--- BEGIN Data lines ---

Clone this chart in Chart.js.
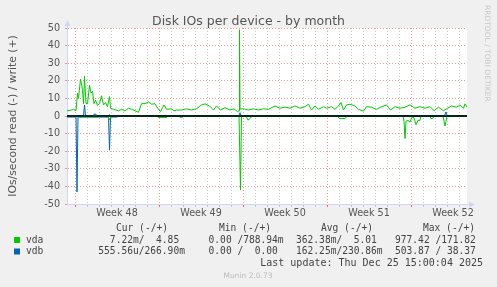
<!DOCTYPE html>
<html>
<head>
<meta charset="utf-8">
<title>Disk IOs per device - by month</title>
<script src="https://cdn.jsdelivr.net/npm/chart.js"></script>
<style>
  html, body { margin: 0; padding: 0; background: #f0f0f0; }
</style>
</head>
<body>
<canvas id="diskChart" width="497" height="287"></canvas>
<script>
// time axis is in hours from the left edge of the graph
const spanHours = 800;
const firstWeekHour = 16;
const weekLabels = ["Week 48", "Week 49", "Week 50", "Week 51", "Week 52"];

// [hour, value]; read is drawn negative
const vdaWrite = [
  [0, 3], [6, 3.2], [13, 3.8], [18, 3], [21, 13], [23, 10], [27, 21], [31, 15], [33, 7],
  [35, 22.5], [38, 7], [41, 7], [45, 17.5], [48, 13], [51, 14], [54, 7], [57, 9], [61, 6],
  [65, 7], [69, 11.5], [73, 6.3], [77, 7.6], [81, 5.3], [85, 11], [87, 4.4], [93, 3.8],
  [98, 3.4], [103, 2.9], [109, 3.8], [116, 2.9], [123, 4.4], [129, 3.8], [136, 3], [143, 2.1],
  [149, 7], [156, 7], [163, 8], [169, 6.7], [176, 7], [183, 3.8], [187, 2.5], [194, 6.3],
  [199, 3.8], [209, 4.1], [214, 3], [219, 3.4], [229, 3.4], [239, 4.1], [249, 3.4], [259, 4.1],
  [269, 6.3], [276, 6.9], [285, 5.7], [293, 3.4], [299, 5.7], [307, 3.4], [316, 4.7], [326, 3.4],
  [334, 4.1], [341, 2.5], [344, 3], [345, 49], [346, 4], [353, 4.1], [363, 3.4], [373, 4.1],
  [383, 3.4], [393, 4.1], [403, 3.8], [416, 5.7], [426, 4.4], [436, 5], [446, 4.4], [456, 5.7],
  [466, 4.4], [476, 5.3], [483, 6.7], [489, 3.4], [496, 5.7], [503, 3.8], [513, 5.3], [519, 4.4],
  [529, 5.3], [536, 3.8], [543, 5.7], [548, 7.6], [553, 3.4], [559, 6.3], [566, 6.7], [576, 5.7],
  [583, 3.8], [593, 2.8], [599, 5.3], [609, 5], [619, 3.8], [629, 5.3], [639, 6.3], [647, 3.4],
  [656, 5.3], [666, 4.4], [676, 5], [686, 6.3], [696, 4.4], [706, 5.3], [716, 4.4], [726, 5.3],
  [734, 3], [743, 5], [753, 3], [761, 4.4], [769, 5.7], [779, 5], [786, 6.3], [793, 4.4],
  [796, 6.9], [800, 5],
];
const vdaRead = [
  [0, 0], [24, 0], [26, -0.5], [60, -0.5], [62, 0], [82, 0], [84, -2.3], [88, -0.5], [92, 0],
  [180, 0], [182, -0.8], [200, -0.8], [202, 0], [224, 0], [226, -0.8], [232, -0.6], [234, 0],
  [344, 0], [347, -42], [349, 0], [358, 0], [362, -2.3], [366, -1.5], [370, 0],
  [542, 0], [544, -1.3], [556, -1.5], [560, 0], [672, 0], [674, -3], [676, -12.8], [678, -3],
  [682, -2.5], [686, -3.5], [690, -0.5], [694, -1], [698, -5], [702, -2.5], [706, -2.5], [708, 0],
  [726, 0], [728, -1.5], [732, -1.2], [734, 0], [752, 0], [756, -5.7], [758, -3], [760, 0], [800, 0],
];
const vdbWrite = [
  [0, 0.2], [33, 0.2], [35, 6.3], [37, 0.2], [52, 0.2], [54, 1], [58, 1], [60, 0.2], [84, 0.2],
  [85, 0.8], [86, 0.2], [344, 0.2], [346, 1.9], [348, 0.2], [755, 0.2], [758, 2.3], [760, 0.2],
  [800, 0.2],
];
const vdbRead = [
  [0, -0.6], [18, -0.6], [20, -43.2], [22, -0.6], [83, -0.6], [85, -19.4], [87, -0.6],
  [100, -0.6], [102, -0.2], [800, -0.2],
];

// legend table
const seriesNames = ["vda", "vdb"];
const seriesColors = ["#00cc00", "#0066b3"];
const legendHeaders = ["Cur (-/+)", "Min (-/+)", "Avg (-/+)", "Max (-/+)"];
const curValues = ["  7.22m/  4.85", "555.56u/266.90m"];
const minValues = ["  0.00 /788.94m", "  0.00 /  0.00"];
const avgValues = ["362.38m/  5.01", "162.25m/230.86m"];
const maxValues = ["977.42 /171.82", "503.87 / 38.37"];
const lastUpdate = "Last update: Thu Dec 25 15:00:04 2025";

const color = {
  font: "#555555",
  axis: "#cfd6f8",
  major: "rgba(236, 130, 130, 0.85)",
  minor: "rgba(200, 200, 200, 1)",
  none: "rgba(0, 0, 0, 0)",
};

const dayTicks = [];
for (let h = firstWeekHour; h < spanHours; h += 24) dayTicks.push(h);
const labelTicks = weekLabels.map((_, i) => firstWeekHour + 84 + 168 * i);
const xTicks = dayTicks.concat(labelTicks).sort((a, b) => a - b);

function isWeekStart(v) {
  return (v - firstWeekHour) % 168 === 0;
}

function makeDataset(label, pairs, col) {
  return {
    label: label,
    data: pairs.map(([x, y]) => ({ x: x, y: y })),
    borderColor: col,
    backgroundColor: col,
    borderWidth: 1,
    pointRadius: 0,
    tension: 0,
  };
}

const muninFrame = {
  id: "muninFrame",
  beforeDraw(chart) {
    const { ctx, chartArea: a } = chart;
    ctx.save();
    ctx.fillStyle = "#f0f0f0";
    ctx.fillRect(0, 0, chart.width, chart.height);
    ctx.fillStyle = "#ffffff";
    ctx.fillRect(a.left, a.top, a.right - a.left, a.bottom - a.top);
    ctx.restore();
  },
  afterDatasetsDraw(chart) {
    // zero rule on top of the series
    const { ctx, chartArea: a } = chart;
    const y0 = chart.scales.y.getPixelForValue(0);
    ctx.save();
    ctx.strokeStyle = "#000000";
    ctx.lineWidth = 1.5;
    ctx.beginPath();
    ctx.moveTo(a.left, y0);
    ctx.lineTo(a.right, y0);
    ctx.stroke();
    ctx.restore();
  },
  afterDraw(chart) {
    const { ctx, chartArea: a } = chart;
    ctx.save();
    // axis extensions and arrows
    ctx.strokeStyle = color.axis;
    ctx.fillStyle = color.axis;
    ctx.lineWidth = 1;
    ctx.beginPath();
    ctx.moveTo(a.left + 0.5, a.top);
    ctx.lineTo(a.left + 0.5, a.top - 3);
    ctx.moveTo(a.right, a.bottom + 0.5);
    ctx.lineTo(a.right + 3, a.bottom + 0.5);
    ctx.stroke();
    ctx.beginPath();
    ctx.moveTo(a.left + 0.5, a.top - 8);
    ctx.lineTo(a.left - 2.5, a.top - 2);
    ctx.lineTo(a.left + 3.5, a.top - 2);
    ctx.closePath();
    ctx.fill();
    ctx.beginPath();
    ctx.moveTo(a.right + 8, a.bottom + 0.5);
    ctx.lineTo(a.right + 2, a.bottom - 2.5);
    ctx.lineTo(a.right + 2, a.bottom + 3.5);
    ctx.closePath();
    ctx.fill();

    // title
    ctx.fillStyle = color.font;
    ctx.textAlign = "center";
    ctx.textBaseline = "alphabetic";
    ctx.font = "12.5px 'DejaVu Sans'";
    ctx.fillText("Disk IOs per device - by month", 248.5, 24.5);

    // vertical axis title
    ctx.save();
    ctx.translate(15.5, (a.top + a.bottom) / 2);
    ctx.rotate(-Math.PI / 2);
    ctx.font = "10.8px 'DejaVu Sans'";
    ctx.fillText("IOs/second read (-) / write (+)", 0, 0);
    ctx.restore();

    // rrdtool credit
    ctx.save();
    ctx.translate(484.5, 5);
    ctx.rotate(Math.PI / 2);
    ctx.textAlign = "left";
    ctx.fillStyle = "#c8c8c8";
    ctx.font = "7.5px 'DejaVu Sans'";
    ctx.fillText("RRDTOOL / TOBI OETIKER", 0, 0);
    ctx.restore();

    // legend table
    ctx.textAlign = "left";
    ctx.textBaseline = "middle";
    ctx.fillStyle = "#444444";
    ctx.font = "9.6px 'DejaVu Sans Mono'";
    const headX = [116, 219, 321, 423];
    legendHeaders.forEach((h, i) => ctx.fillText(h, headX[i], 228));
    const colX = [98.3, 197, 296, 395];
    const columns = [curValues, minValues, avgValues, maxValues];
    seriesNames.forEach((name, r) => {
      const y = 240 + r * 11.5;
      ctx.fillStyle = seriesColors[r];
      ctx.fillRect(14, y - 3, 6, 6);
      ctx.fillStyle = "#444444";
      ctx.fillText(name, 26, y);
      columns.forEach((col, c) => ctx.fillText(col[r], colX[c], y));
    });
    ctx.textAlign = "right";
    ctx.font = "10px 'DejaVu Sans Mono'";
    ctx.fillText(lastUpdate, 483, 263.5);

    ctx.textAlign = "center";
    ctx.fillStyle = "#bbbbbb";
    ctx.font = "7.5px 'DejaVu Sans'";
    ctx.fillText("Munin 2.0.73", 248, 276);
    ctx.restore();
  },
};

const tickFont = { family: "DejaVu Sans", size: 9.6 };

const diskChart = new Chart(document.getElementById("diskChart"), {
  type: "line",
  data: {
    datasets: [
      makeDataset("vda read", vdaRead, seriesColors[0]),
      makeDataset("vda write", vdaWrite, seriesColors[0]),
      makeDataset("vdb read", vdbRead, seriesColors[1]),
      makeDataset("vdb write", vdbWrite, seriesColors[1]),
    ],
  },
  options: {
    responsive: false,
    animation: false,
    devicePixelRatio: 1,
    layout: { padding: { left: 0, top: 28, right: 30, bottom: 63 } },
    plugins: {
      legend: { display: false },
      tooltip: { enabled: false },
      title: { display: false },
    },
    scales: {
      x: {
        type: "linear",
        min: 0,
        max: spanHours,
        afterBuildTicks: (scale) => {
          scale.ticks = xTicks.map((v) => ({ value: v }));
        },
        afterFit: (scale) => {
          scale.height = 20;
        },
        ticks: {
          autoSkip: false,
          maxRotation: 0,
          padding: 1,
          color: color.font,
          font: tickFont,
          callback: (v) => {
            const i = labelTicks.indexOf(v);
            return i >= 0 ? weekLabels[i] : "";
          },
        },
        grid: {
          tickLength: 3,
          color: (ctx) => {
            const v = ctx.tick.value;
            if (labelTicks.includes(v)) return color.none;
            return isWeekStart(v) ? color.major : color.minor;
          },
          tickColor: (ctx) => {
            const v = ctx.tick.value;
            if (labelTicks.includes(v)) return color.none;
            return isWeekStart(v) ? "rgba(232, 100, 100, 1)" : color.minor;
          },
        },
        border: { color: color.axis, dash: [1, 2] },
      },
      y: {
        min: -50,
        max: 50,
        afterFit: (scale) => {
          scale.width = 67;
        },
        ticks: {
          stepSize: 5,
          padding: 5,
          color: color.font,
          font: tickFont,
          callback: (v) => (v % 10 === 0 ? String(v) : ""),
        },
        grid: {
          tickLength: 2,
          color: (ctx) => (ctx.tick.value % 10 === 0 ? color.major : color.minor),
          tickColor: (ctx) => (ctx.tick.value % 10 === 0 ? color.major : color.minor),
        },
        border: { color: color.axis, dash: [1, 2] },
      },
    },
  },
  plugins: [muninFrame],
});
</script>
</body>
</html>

--- END Data lines ---
--- BEGIN Data lines ---

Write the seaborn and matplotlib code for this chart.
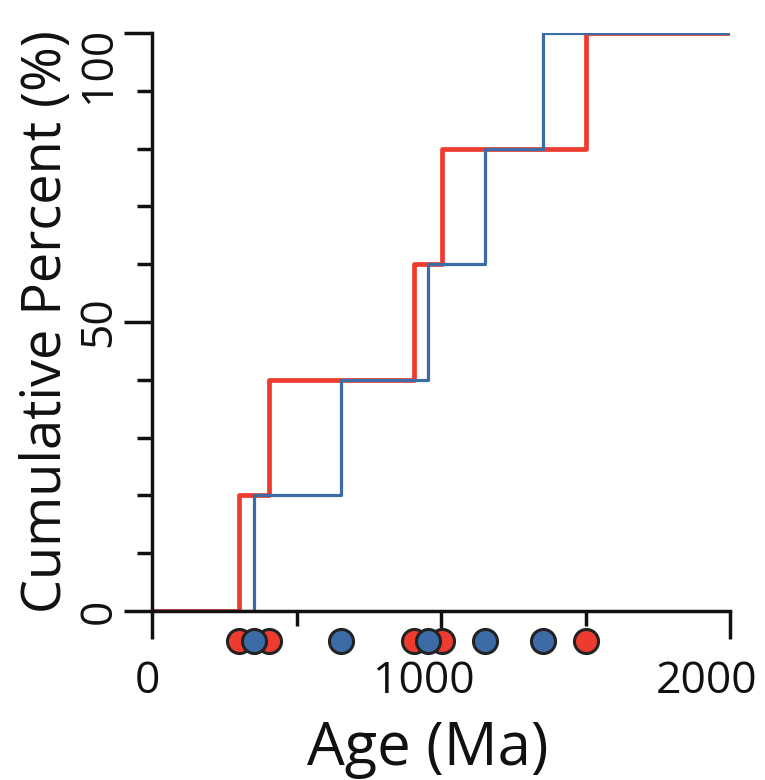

--- END Data lines ---
--- BEGIN Data lines ---

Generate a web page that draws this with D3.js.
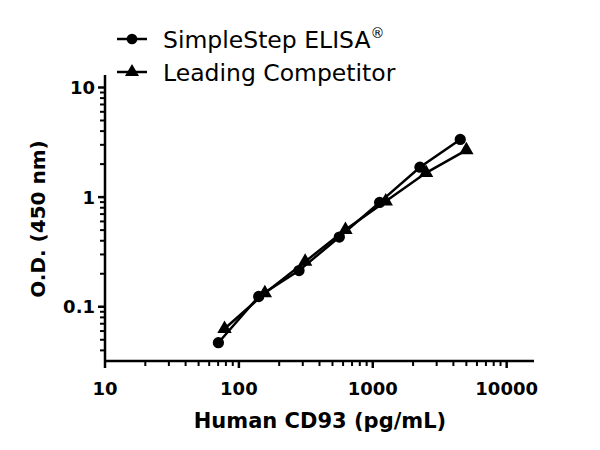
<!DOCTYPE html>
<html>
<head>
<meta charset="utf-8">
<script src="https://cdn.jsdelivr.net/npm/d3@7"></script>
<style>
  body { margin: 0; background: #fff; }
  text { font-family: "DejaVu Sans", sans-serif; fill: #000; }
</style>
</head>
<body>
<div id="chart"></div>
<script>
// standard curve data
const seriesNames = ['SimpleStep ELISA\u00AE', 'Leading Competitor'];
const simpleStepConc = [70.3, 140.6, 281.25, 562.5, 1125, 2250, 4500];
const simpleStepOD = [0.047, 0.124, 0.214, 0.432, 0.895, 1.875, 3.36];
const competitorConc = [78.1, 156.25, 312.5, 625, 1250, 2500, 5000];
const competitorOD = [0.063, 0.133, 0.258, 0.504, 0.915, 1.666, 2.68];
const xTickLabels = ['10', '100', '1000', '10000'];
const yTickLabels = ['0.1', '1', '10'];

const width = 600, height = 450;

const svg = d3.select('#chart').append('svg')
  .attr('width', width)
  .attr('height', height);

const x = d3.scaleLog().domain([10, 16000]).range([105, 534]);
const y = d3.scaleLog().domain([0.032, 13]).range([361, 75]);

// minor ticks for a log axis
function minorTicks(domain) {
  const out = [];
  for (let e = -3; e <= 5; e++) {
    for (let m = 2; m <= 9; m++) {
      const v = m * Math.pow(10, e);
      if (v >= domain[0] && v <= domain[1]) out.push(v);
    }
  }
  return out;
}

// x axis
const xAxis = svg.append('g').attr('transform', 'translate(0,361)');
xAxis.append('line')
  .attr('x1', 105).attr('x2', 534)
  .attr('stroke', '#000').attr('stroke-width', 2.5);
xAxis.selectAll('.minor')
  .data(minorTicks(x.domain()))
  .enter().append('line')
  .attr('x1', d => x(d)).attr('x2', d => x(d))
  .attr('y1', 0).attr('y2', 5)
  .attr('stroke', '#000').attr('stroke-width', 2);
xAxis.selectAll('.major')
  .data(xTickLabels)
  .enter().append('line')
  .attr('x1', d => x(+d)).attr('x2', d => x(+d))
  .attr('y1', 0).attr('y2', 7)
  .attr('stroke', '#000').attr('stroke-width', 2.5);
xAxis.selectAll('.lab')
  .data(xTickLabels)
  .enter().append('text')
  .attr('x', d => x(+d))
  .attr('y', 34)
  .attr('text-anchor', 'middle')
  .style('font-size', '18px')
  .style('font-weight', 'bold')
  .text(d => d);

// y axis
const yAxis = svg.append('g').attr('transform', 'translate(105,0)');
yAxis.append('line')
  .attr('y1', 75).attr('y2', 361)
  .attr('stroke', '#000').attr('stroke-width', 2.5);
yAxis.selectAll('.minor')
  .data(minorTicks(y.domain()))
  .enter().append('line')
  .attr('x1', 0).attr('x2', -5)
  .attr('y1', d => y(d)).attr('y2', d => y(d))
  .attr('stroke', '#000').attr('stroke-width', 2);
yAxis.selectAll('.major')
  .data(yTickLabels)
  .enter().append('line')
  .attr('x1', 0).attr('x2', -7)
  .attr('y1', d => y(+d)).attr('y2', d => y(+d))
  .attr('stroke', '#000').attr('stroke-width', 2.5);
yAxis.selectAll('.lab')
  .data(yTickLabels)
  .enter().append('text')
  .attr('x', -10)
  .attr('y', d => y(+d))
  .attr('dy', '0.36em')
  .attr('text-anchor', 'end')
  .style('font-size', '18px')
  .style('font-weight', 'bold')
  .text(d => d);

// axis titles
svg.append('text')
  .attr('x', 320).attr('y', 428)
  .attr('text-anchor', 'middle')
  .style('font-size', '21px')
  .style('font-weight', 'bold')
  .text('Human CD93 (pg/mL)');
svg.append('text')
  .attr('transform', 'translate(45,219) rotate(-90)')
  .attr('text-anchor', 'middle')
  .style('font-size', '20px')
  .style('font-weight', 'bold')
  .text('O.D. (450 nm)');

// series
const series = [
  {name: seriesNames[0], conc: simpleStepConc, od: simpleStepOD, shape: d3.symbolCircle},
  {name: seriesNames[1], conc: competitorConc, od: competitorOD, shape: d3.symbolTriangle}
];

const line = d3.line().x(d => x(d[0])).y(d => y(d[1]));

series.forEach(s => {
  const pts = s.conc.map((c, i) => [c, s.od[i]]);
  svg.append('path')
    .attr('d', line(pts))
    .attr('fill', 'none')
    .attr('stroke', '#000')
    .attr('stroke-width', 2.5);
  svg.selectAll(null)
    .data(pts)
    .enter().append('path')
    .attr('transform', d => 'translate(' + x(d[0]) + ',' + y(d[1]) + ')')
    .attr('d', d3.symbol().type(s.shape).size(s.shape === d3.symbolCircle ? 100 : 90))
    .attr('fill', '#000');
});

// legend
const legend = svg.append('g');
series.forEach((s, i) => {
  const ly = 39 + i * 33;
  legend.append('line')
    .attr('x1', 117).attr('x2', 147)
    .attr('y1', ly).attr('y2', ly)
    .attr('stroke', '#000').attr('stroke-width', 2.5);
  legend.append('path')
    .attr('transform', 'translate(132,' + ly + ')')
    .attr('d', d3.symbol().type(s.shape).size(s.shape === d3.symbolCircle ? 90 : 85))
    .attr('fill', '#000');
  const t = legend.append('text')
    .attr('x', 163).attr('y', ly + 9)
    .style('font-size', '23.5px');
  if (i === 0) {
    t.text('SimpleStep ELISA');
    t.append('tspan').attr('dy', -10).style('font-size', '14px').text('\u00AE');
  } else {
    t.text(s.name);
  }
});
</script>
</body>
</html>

--- END Data lines ---

■ **What you should do**
Looking at the records above, tally the lines holding "this" and reply with that number only.

■ **Reply to the task**
3